While the conventional rules are important for the discipline and the institutions of filmmaking; a rigid adherence to them can not only stifle artistic expression, but it could also result in the discipline of cinema losing engagement with a large audience. An interesting example that is pointed out in the book is the metres and ratings employed within the business of film critiquing. All these metres have a homogenising tendency, an institutional creation to discipline the norms of good and bad for audience viewership. The book is not making the case to ban Rotten Tomatoes and its brethren, but to recognize the value of engagement by movies as an art form for human beings, even when devoid of aesthetic and artistic value.
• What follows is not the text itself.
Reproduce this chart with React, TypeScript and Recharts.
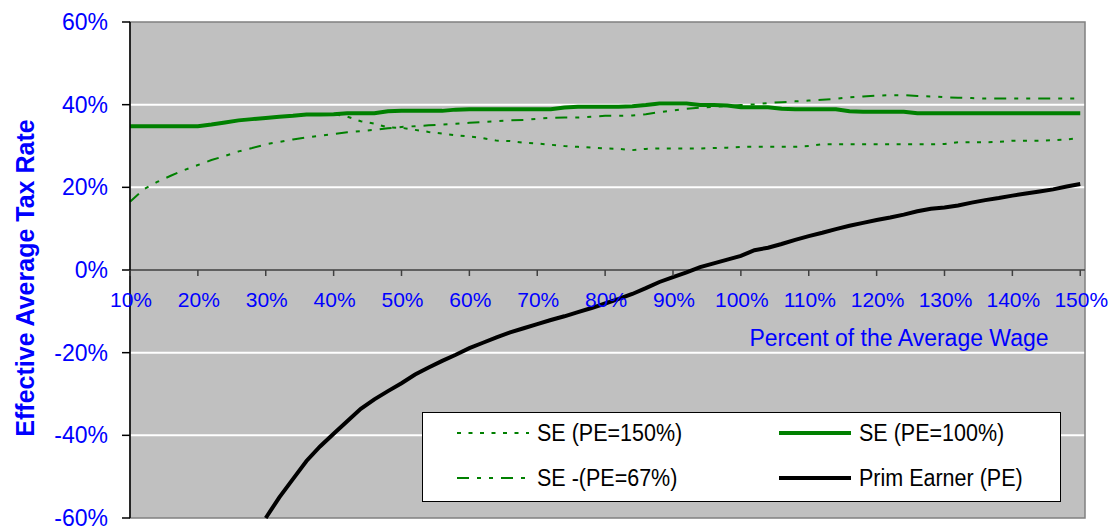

The book is not the most lucid and easy read for someone not well-versed in select American cinema and American cinematic culture.  Its arguments crutch on a very in-depth reading of four very different genres of movies from mainstream Hollywood- Plan 9 from outer space, Troll 2, The Room, and Twilight. It also uses a lot of anecdotal references to point to lapses in judgments which are attributed to explicate the category of mindlessness for the reader. It makes the argument more convoluted for those who are not well-versed in the disciplines of philosophy and cinema, but a very interesting read for the readers of the discipline. I as a reviewer would not have held the book to this standard if its objective was not to make sense of the average human behaviour, the love of everyday audiences for ‘bad movies’. Largely, Strohl’s argument recognizes life within the object of bad movies and tries to aggregate aesthetic value from the audience and viewership.

Sakshi Sharda is a Research Associate at Social Policy Research Foundation and an Editorial Consultant with Taylor and Francis, India. She has completed her MPhil from the Centre for Political Studies, Jawaharlal Nehru University and is an enthusiastic book reader and book hoarder.